The former trade minister is expected to confirm that the proportion of women on FTSE 100 boards has edged ahead of last year’s 20.4 per cent and is on track to hit the 25 per cent target set for 2015. Because most of that rise is down to the appointment of part-time, non-executive directors, Lord Davies is turning his attention to swelling the ranks of high-flying female executives.

His push comes amid evidence that more women are attaining senior roles, with a doubling in the number of females being promoted to chief executive roles over the last three months.

The Movers and Shakers survey from Sapphire Partners, the executive search firm, shows that 11 women were made chief executive of private, professional and public companies over the last three months, compared to four in the previous period.
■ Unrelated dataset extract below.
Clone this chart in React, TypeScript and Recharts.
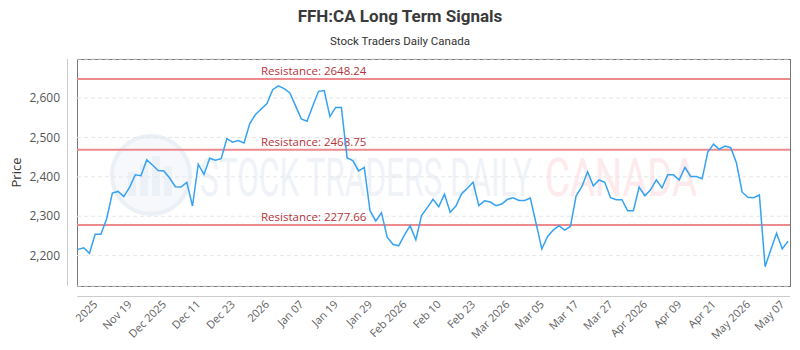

They include Inga Beale, boss of the Lloyd’s of London insurance market, Stacey Cartwright, head of the retailer Harvey Nichols, and Sonya Leydecker, joint chief executive of the law firm Herbert Smith Freehills.

Sapphire’s managing director, Kate Grussing, said: “There is a strong pipeline of women in senior executive positions coming through to chief executive level. Women looking for role models for their own careers need to look beyond just the FTSE plc chief executive marker; there are many other big jobs which are just as important.”

Sapphire, which has been tracking female appointments for nine years, puts the spotlight on 85 new senior female executive appointments and 54 female new non-executive roles, which is nearly a third of all new non-executive appointments.

As well as a new female chief executive at Severn Trent, from April, there will be two female chairs of FTSE 100 companies, with Susan Kilsby joining Shire in addition to Dame Alison Carnwath at the property group Land Securities.

Lord Davies’s report and the annual Cranfield School of Management women’s survey will be published on Wednesday.